In this case, the Panel finds that it is highly unlikely that the Respondent chose to register the disputed domain name randomly with no knowledge of the Marks. See Barney’s Inc. v. BNY Bulletin Board, WIPO Case No. D2000-0059; Kate Spade, LLC v. Darmstadter Designs, WIPO Case No. D2001-1384 citing Cellular One Group v. Paul Brien, WIPO Case No. D2000-0028; and SembCorp Industries Limited v. Hu Huan Xin, WIPO Case No. D2001-1092.
In addition, the Panel notes that many UDRP panels have held that bad faith use of a domain name by a respondent may also result from the fact its good faith use is in no way plausible (see Audi AG v. Hans Wolf, WIPO Case No. D2001-0148), considering the specificity of the activity.
Moreover, it is well established that the mere passive holding of a domain name may in appropriate circumstances be evidence not only of bad faith registration, but also of bad faith use. See Telstra Corporation Limited v. Nuclear Marshmallows, WIPO Case No. D2000-0003; DCI S.A. v. Link Commercial Corporation, WIPO Case No. D2000-1232; and Mary-Lynn Mondich and American Vintage Wine Biscuits, Inc. v. Shane Brown, doing business as Big Daddy’s Antiques, WIPO Case No. D2000-0004; Alitalia –Linee Aeree Italiane S.p.A v. Colour Digital, WIPO Case No. D2000-1260.

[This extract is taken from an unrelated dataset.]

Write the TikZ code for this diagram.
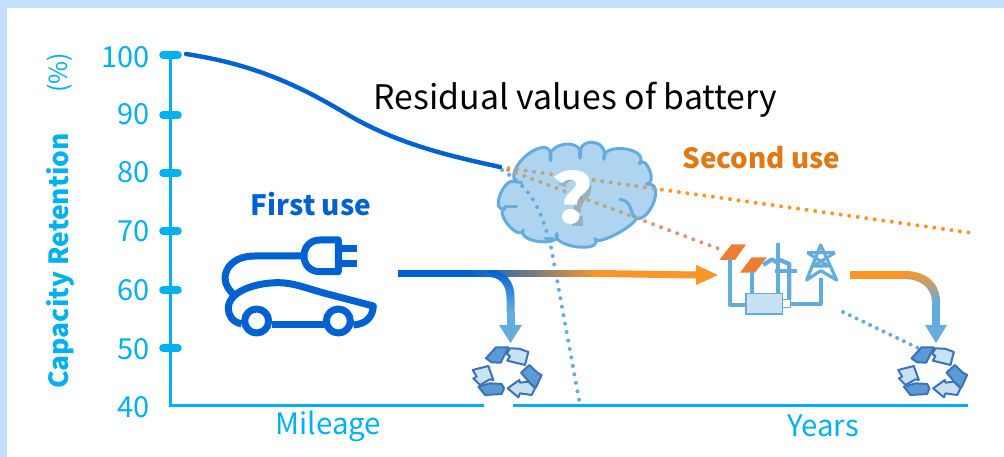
\documentclass[tikz,border=0pt]{standalone}
\usepackage{fontspec}
\setmainfont{Noto Sans CJK JP}
\usetikzlibrary{arrows.meta}
\definecolor{frameblue}{RGB}{196,224,255}
\definecolor{axiscol}{RGB}{0,176,240}
\definecolor{darkb}{RGB}{0,98,210}
\definecolor{softb}{RGB}{100,172,222}
\definecolor{orangea}{RGB}{250,150,40}
\definecolor{orangeb}{RGB}{224,120,20}
\definecolor{panel}{RGB}{237,125,49}
\definecolor{cloudf}{RGB}{174,212,240}
\definecolor{paleb}{RGB}{200,225,245}
\definecolor{midb}{RGB}{91,155,213}
\definecolor{edgeb}{RGB}{60,115,180}
\definecolor{pinkdot}{RGB}{215,150,125}
\definecolor{mutedot}{RGB}{190,165,130}
\tikzset{
  axisline/.style={axiscol,line width=3.5pt},
  tickmark/.style={axiscol,line width=7.5pt,line cap=round},
  ticklabel/.style={axiscol,font=\fontsize{29}{29}\selectfont,anchor=east,inner sep=0},
  axislabel/.style={axiscol,font=\fontsize{29.5}{29.5}\selectfont,inner sep=0},
  dots/.style={line width=4pt,line cap=round,dash pattern=on 0pt off 8.6pt},
  iconline/.style={darkb,line width=7pt,line join=round},
  plantline/.style={softb,line width=4.2pt,line join=round},
  towerline/.style={softb,line width=3.2pt,line join=round},
  recdark/.style={fill=midb,draw=edgeb,line width=2pt,line join=round},
  reclight/.style={fill=paleb,draw=edgeb,line width=2pt,line join=round},
  cloudedge/.style={softb,line width=3pt,line cap=round},
}
\newcommand{\cloudpath}{(105,125) .. controls (75,70) and (226,-35) .. (212,62) .. controls (192,5) and (320,-10) .. (300,55) .. controls (286,-12) and (388,-8) .. (372,58) .. controls (360,5) and (512,22) .. (478,72) .. controls (495,40) and (535,130) .. (500,132) .. controls (565,125) and (498,270) .. (460,228) .. controls (507,234) and (346,327) .. (345,295) .. controls (372,342) and (211,321) .. (230,280) .. controls (250,322) and (110,308) .. (130,270) .. controls (118,307) and (41,216) .. (75,205) .. controls (29,221) and (71,109) .. (105,125) -- cycle}
\newcommand{\recycleicon}{%
  \path[recdark] (78,85) -- (108,52) -- (145,52) -- (122,98) -- (95,97) -- cycle;
  \path[reclight] (140,72) -- (150,55) -- (178,56) -- (205,66) -- (195,105) -- (142,92) -- (150,78) -- cycle;
  \path[recdark] (183,128) -- (208,105) -- (232,128) -- (245,135) -- (228,172) -- (215,165) -- cycle;
  \path[reclight] (143,175) -- (178,150) -- (180,158) -- (205,155) -- (225,175) -- (215,195) -- (180,190) -- (175,202) -- cycle;
  \path[reclight] (38,120) -- (85,108) -- (100,150) -- (90,148) -- (60,165) -- (40,145) -- (50,140) -- cycle;
  \path[recdark] (55,170) -- (90,160) -- (125,162) -- (132,175) -- (125,192) -- (75,195) -- cycle;
}
\begin{document}
\begin{tikzpicture}[x=1pt,y=-1pt]
\useasboundingbox (0,0) rectangle (1004,457);
\fill[frameblue] (0,0) rectangle (1004,457);
\fill[white] (7,8) rectangle (1004,457);

% axes
\coordinate (ytop) at (170.5,54);
\coordinate (orig) at (170.5,405.5);
\coordinate (xa) at (484,405.5);
\coordinate (xb) at (513,405.5);
\coordinate (xc) at (968,405.5);
\draw[axisline] (ytop) -- (orig) -- (xa);
\draw[axisline] (xb) -- (xc);
\foreach \yy in {55,115,173,231,290,348}
  \draw[tickmark] (163,\yy) -- (178,\yy);
\node[ticklabel] (t100) at (150,57) {100};
\node[ticklabel] (t90) at (150,114) {90};
\node[ticklabel] (t80) at (150,172) {80};
\node[ticklabel] (t70) at (150,231) {70};
\node[ticklabel] (t60) at (150,290) {60};
\node[ticklabel] (t50) at (150,349) {50};
\node[ticklabel] (t40) at (150,407) {40};
\node[axislabel,rotate=90,font=\fontsize{26.4}{26.4}\selectfont\bfseries] (ylab) at (60,261) {Capacity Retention};
\node[axislabel,rotate=90,font=\fontsize{25}{25}\selectfont] (pct) at (60,73) {(\%)};
\node[axislabel] (mile) at (328.5,426) {Mileage};
\node[axislabel] (yrs) at (823,426) {Years};

% dotted projections
\coordinate (knee) at (500,167);
\coordinate (oend) at (972,233);
\coordinate (pend) at (722,250);
\coordinate (bend) at (580,405);
\coordinate (bs) at (502,170);
\coordinate (bc1) at (530,188);
\coordinate (bc2) at (540,205);
\coordinate (bm) at (551,247);
\coordinate (rdotA) at (843,312);
\coordinate (rdotB) at (918,348);
\newcommand{\orangepath}{(knee) -- (oend)}
\newcommand{\pinkpath}{(knee) -- (pend)}
\newcommand{\bluepath}{(bs) .. controls (bc1) and (bc2) .. (bm) -- (bend)}
\draw[dots,softb] \bluepath;
\draw[dots,orangea] \orangepath;
\draw[dots,pinkdot] \pinkpath;

% cloud
\begin{scope}[shift={(480,140)},scale=0.33333]
  \draw[fill=cloudf,draw=softb,line width=3pt,line join=round] \cloudpath;
  \begin{scope}
    \clip \cloudpath;
    \draw[dots,softb] \bluepath;
    \draw[dots,mutedot] \orangepath;
    \draw[dots,mutedot] \pinkpath;
  \end{scope}
  \draw[cloudedge] (420,178) .. controls (445,185) .. (460,228);
  \draw[cloudedge] (75,200) -- (110,200);
  \draw[cloudedge] (195,295) -- (218,295);
  \draw[cloudedge] (105,125) -- (125,128);
\end{scope}

% residual curve
\coordinate (cstart) at (186,54);
\draw[darkb,line width=4.4pt,line cap=round] (cstart) .. controls (245,63) and (290,80) .. (345,113) .. controls (395,143) and (445,155) .. (knee);

% question mark shadow + mark
\draw[black!45,line width=7pt,opacity=.5] (562,186) .. controls (564,173) and (588,173) .. (588,187) .. controls (588,198) and (577,198) .. (577,212);
\fill[black!45,opacity=.5] (572,216) rectangle (583,226);
\node[white,font=\fontsize{68}{68}\selectfont\bfseries,inner sep=0,xscale=1.2] (qm) at (572,197) {?};

% texts
\node[black,font=\fontsize{33.8}{33.8}\selectfont,inner sep=0] (title) at (575.5,100) {Residual values of battery};
\node[orangeb,font=\fontsize{27.8}{27.8}\selectfont\bfseries,inner sep=0] (second) at (761.5,158) {Second use};
\node[darkb,font=\fontsize{28}{28}\selectfont\bfseries,inner sep=0] (first) at (311,204) {First use};

% car icon
\begin{scope}[shift={(200,220)},scale=0.33333]
  \draw[iconline] (305,108) -- (165,108) .. controls (100,108) and (75,145) .. (75,175) .. controls (75,195) and (90,215) .. (105,227);
  \draw[iconline] (415,60) -- (360,60) .. controls (330,60) and (312,82) .. (312,108) .. controls (312,134) and (330,155) .. (360,155) -- (415,155) -- cycle;
  \draw[iconline] (415,85) -- (472,85);
  \draw[iconline] (415,130) -- (472,130);
  \draw[iconline] (125,312) .. controls (95,305) and (85,285) .. (85,265) .. controls (85,215) and (165,188) .. (235,188) .. controls (280,188) and (320,205) .. (375,220) -- (520,258) .. controls (518,290) and (500,312) .. (460,315);
  \draw[iconline] (215,313) -- (372,313);
  \draw[iconline] (170,303) circle (36);
  \draw[iconline] (415,303) circle (36);
\end{scope}

% main arrow
\coordinate (astart) at (398,273.5);
\coordinate (aend) at (718,275);
\fill[darkb] (398,270) rectangle (471,277);
\foreach \i in {0,...,64}{
  \pgfmathtruncatemacro{\pc}{100-\i*100/64}
  \fill[darkb!\pc!orangea] (470+2*\i,270) rectangle (472.4+2*\i,277);
}
\fill[orangea] (600,270) -- (697,271.5) -- (697,278.5) -- (600,277) -- cycle;
\fill[orangea] (696,265) -- (aend) -- (696,285) -- cycle;

% left branch
\coordinate (ltip) at (510.5,343);
\shade[top color=darkb,bottom color=softb] (488,270) .. controls (505,270) and (514.5,280) .. (514.5,298) -- (514.5,312) -- (506.5,312) -- (506.5,298) .. controls (506.5,285) and (500,277) .. (488,277) -- cycle;
\fill[softb] (506.5,311.5) rectangle (514.5,327);
\fill[softb] (499,325) -- (522,325) -- (ltip) -- cycle;

% right branch
\coordinate (rstart) at (850,275);
\coordinate (rtip) at (936,343);
\fill[orangea] (850,271) rectangle (906,279);
\shade[top color=orangea,bottom color=softb] (905,271) .. controls (925,271) and (940,282) .. (940,302) -- (932,302) .. controls (932,288) and (920,279) .. (905,279) -- cycle;
\fill[softb] (932,301.5) rectangle (940,327);
\fill[softb] (925,325) -- (947,325) -- (rtip) -- cycle;

% right dotted
\draw[dots,softb,dash pattern=on 0pt off 7.5pt] (rdotA) -- (rdotB);

% plant icon
\begin{scope}[shift={(700,230)},scale=0.33333]
  \fill[panel] (58,90) -- (95,43) -- (138,43) -- (105,90) -- cycle;
  \fill[panel] (120,128) -- (155,82) -- (200,82) -- (165,128) -- cycle;
  \draw[plantline] (90,88) -- (90,225) -- (140,225);
  \draw[plantline] (155,125) -- (155,190);
  \draw[plantline] (235,40) -- (235,190);
  \draw[plantline] (190,105) -- (215,88) -- (235,100);
  \draw[plantline] (235,88) -- (268,102) -- (268,208);
  \draw[plantline] (225,122) -- (290,122);
  \draw[plantline] (272,222) -- (362,222) -- (362,145);
  \draw[fill=paleb,draw=softb,line width=1.6pt] (138,190) rectangle (248,252);
  \draw[fill=white,draw=softb,line width=1.6pt] (248,208) rectangle (272,232);
  \draw[towerline] (322,68) -- (405,68);
  \draw[towerline] (362,45) -- (320,150) -- (362,122) -- (410,150) -- cycle;
  \draw[towerline] (322,68) -- (385,108) -- (340,108) -- (405,68);
\end{scope}

% recycle icons
\begin{scope}[shift={(460,330)},scale=0.33333]
  \recycleicon
\end{scope}
\begin{scope}[shift={(885.5,330)},scale=0.33333]
  \recycleicon
\end{scope}
\end{tikzpicture}
\end{document}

Finally, some UDRP panels have held that in certain circumstances, persons who are registering domain names have an affirmative duty to abstain from registering and using a domain name which is either identical or confusingly similar to a prior trademark held by others and that contravening that duty may constitute bad faith. See Policy, paragraph 2(b); Nike, Inc. v. B. B. de Boer, WIPO Case No. D2000-1397; Nuplex Industries Limited v. Nuplex, WIPO Case No. D2007-0078; Mobile Communication Service Inc. v. WebReg, RN, WIPO Case No. D2005-1304; BOUYGUES v. Chengzhang, Lu Ciagao, WIPO Case No. D2007-1325; Media General Communications, Inc. v. Rarenames, WebReg, WIPO Case No. D2006-0964; and mVisible Technologies, Inc. v. Navigation Catalyst Systems, Inc., WIPO Case No. D2007-1141.
The Panel concludes in these circumstances that the Respondent’s registration and use of the disputed domain name constitute bad faith, and that the requirement of paragraph 4(a)(iii) of the Policy is also satisfied in this case.
For the foregoing reasons, in accordance with paragraphs 4(i) of the Policy and 15 of the Rules, the Panel orders that the disputed domain name, <eurofactor-ca.com>, be transferred to the Complainant.
Date: August 3, 2015
1 The Panel notes that the new Rules governing UDRP disputes are in effect for complaints filed on or after July 31, 2015. In these Rules this reference would be to paragraph 5(f).